PolyConf: Unlocking Polymer Conformation Generation through Hierarchical Generative Models

TL;DR

PolyConf tackles the gap in polymer conformation generation by introducing a frame-based, hierarchical approach that decouples repeating-unit conformations from their orientation transformations. Phase 1 uses a masked autoregressive diffusion process conditioned on a 2D polymer graph to sample repeating-unit conformations, while Phase 2 employs an SO(3) diffusion model to infer unit orientations and assemble the full polymer. The work also provides PolyBench, the first high-quality MD-derived benchmark for polymers, and demonstrates that PolyConf achieves state-of-the-art accuracy and efficiency, with strong scalability to larger polymer systems.

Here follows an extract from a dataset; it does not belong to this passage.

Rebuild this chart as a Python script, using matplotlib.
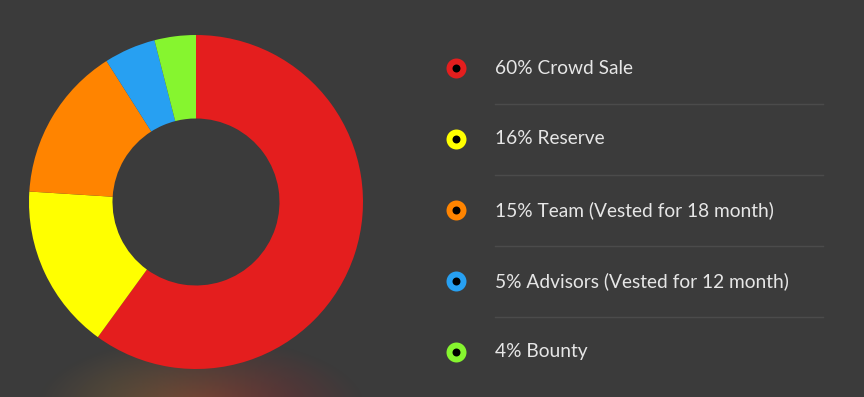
import numpy as np
import matplotlib
matplotlib.use("Agg")
import matplotlib.pyplot as plt
from matplotlib.colors import to_rgb

labels = ["60% Crowd Sale", "16% Reserve", "15% Team (Vested for 18 month)",
          "5% Advisors (Vested for 12 month)", "4% Bounty"]
shares = [60, 16, 15, 5, 4]
colors = ["#e41e1e", "#ffff00", "#ff8400", "#27a0f2", "#86f52f"]

W, H = 864, 397
bg = "#3b3b3b"

fig = plt.figure(figsize=(W / 100, H / 100), dpi=100, facecolor=bg)
ax = fig.add_axes([0, 0, 1, 1])
ax.set_facecolor(bg)

# soft glow under the donut
gx, gy = np.meshgrid(np.arange(0, 420), np.arange(0, 110))
d = np.sqrt(((gx - 200) / 165.0) ** 2 + ((gy + 10) / 70.0) ** 2)
alpha = np.clip(1 - d, 0, 1) ** 1.1 * 0.75
t = np.clip((gx - 110) / 190.0, 0, 1)[..., None]
c1, c2 = np.array(to_rgb("#8a6434")), np.array(to_rgb("#8e2a2e"))
img = np.zeros((110, 420, 4))
img[..., :3] = c1 * (1 - t) + c2 * t
img[..., 3] = alpha
ax.imshow(img, extent=(0, 420, 0, 110), origin="lower", zorder=0, interpolation="bilinear")

cx, cy, r = 196, H - 202, 167
ax.pie(shares, colors=colors, startangle=90, counterclock=False, center=(cx, cy),
       radius=r, wedgeprops=dict(width=r * 0.5, linewidth=0), frame=True)
ax.set_xlim(0, W)
ax.set_ylim(0, H)
ax.set_aspect("equal")
ax.axis("off")

rows_y = [68, 139, 210, 281, 352]
for lab, col, y in zip(labels, colors, rows_y):
    yy = H - y
    ax.scatter([456], [yy], s=207, color=col, zorder=3, linewidths=0)
    ax.scatter([456], [yy], s=33, color="black", zorder=4, linewidths=0)
    ax.text(495, yy, lab, color="#e6e6e6", fontsize=13.8, family="Lato",
            va="center", ha="left")

for y in [104, 175, 246, 317]:
    ax.plot([495, 823], [H - y, H - y], color="#4b4b4b", lw=1)

fig.savefig("out.png", dpi=100, facecolor=bg)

This approach enables more realistic and rapid polymer conformations, facilitating improved polymer modeling and simulation in materials science and related fields.

Abstract

Polymer conformation generation is a critical task that enables atomic-level studies of diverse polymer materials. While significant advances have been made in designing conformation generation methods for small molecules and proteins, these methods struggle to generate polymer conformations due to their unique structural characteristics. Meanwhile, the scarcity of polymer conformation datasets further limits the progress, making this important area largely unexplored. In this work, we propose PolyConf, a pioneering tailored polymer conformation generation method that leverages hierarchical generative models to unlock new possibilities. Specifically, we decompose the polymer conformation into a series of local conformations (i.e., the conformations of its repeating units), generating these local conformations through an autoregressive model, and then generating their orientation transformations via a diffusion model to assemble them into the complete polymer conformation. Moreover, we develop the first benchmark with a high-quality polymer conformation dataset derived from molecular dynamics simulations to boost related research in this area. The comprehensive evaluation demonstrates that PolyConf consistently outperforms existing conformation generation methods, thus facilitating advancements in polymer modeling and simulation.

Figures (7)

• Figure 1: The comparison of small molecule, protein, and polymer. Here, the polymer chain comprises a series of repeating units, and the atomic force microscopy (AFM) image roiter2005afm is used for direct 3D visualization of various polymer chains.
• Figure 2: The overview of PolyConf: A hierarchical framework for polymer conformation generation, employing a masked autoregressive (MAR) model with a diffusion procedure to sample the conformation of each repeating unit within the polymer in random order, followed by a SO(3) diffusion model to assemble these repeating unit conformations into the complete polymer conformation. Here, for the sake of visualization simplicity, only a small fragment of the whole polymer conformation with five repeating units is presented in this figure.
• Figure 3: The illustration of frame-based polymer representation. In particular, the 1D polymer SMILES string represents the monomer's SMILES string with two "*" symbols marking polymerization sites. The 3D polymer conformation comprises a series of repeating unit conformations with identical SMILES strings but distinct 3D structures, overlapping at key atoms (e.g., atom-1 aligns with atom-3 of the previous repeating unit). The orientation transformation, derived from the key atoms within the corresponding frame, is denoted as $\mathcal{O} = (\bm R, \bm t)$ where the rotation $\bm R \in \mathbb{R}^{3 \times 3}$ is calculated through the GramSchmidt operation leon2013gram on vectors $\bm v_1$ and $\bm v_2$, and the translation $\bm t \in \mathbb{R}^{3}$ corresponds to the 3D coordinate of atom-3.
• Figure 4: The illustration of the masked autoregressive modeling in the second phase, where grey blocks represent the corresponding embeddings of masked repeating units.
• Figure 5: The efficiency comparison (average time) of various methods on the PolyBench benchmark, where we compare the average time of generating polymer conformations.